• AVAILABLE DATA:
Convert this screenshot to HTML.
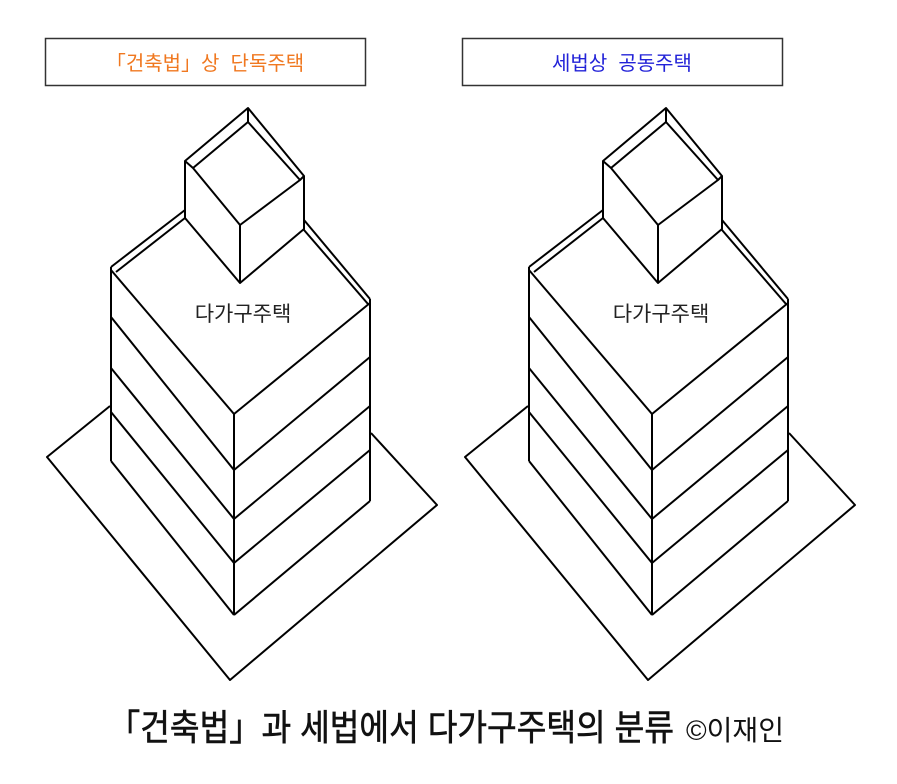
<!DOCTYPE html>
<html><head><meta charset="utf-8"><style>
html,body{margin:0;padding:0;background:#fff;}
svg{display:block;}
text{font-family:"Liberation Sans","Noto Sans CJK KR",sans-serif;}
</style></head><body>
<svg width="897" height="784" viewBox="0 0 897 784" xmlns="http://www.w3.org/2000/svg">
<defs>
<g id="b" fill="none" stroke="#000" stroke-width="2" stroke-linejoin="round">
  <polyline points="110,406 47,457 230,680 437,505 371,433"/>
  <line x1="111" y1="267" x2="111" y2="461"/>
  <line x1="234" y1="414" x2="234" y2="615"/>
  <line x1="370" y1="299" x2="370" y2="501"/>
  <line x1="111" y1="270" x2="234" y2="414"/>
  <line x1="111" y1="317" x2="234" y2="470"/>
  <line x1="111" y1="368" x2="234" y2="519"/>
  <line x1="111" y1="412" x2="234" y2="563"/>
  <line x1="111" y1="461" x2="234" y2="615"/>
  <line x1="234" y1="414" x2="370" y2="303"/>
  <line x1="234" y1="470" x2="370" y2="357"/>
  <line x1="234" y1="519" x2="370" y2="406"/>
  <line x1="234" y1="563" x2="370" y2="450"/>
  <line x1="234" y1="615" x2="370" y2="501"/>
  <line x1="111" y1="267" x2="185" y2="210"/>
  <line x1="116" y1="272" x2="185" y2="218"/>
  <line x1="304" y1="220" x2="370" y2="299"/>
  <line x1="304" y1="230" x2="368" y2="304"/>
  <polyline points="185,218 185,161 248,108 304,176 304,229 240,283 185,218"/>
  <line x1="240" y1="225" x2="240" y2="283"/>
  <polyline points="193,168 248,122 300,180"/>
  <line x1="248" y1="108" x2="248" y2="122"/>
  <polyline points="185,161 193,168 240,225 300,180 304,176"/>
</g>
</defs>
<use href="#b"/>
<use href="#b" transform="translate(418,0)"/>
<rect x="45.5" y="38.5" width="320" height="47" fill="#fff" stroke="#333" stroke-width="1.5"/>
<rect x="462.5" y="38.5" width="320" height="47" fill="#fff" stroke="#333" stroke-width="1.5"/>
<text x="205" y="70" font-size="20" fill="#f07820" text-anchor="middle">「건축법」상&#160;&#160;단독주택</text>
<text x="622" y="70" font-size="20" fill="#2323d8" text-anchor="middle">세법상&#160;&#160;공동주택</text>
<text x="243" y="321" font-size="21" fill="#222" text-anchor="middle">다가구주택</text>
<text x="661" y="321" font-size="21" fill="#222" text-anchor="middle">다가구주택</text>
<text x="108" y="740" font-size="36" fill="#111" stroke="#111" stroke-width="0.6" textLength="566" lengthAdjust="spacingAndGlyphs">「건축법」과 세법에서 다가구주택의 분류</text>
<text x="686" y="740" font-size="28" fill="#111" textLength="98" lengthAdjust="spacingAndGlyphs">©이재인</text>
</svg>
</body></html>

• TASK INSTRUCTIONS: Images in the data above are to be skipped. Retype all other material exactly.

• EXERCISE ANSWER:
Convert this screenshot to HTML.
<!DOCTYPE html>
<html><head><meta charset="utf-8"><style>
html,body{margin:0;padding:0;background:#fff;}
svg{display:block;}
text{font-family:"Liberation Sans","Noto Sans CJK KR",sans-serif;}
</style></head><body>
<svg width="897" height="784" viewBox="0 0 897 784" xmlns="http://www.w3.org/2000/svg">
<defs>
<g id="b" fill="none" stroke="#000" stroke-width="2" stroke-linejoin="round">
  <polyline points="110,406 47,457 230,680 437,505 371,433"/>
  <line x1="111" y1="267" x2="111" y2="461"/>
  <line x1="234" y1="414" x2="234" y2="615"/>
  <line x1="370" y1="299" x2="370" y2="501"/>
  <line x1="111" y1="270" x2="234" y2="414"/>
  <line x1="111" y1="317" x2="234" y2="470"/>
  <line x1="111" y1="368" x2="234" y2="519"/>
  <line x1="111" y1="412" x2="234" y2="563"/>
  <line x1="111" y1="461" x2="234" y2="615"/>
  <line x1="234" y1="414" x2="370" y2="303"/>
  <line x1="234" y1="470" x2="370" y2="357"/>
  <line x1="234" y1="519" x2="370" y2="406"/>
  <line x1="234" y1="563" x2="370" y2="450"/>
  <line x1="234" y1="615" x2="370" y2="501"/>
  <line x1="111" y1="267" x2="185" y2="210"/>
  <line x1="116" y1="272" x2="185" y2="218"/>
  <line x1="304" y1="220" x2="370" y2="299"/>
  <line x1="304" y1="230" x2="368" y2="304"/>
  <polyline points="185,218 185,161 248,108 304,176 304,229 240,283 185,218"/>
  <line x1="240" y1="225" x2="240" y2="283"/>
  <polyline points="193,168 248,122 300,180"/>
  <line x1="248" y1="108" x2="248" y2="122"/>
  <polyline points="185,161 193,168 240,225 300,180 304,176"/>
</g>
</defs>
<use href="#b"/>
<use href="#b" transform="translate(418,0)"/>
<rect x="45.5" y="38.5" width="320" height="47" fill="#fff" stroke="#333" stroke-width="1.5"/>
<rect x="462.5" y="38.5" width="320" height="47" fill="#fff" stroke="#333" stroke-width="1.5"/>
<text x="205" y="70" font-size="20" fill="#f07820" text-anchor="middle">「건축법」상&#160;&#160;단독주택</text>
<text x="622" y="70" font-size="20" fill="#2323d8" text-anchor="middle">세법상&#160;&#160;공동주택</text>
<text x="243" y="321" font-size="21" fill="#222" text-anchor="middle">다가구주택</text>
<text x="661" y="321" font-size="21" fill="#222" text-anchor="middle">다가구주택</text>
<text x="108" y="740" font-size="36" fill="#111" stroke="#111" stroke-width="0.6" textLength="566" lengthAdjust="spacingAndGlyphs">「건축법」과 세법에서 다가구주택의 분류</text>
<text x="686" y="740" font-size="28" fill="#111" textLength="98" lengthAdjust="spacingAndGlyphs">©이재인</text>
</svg>
</body></html>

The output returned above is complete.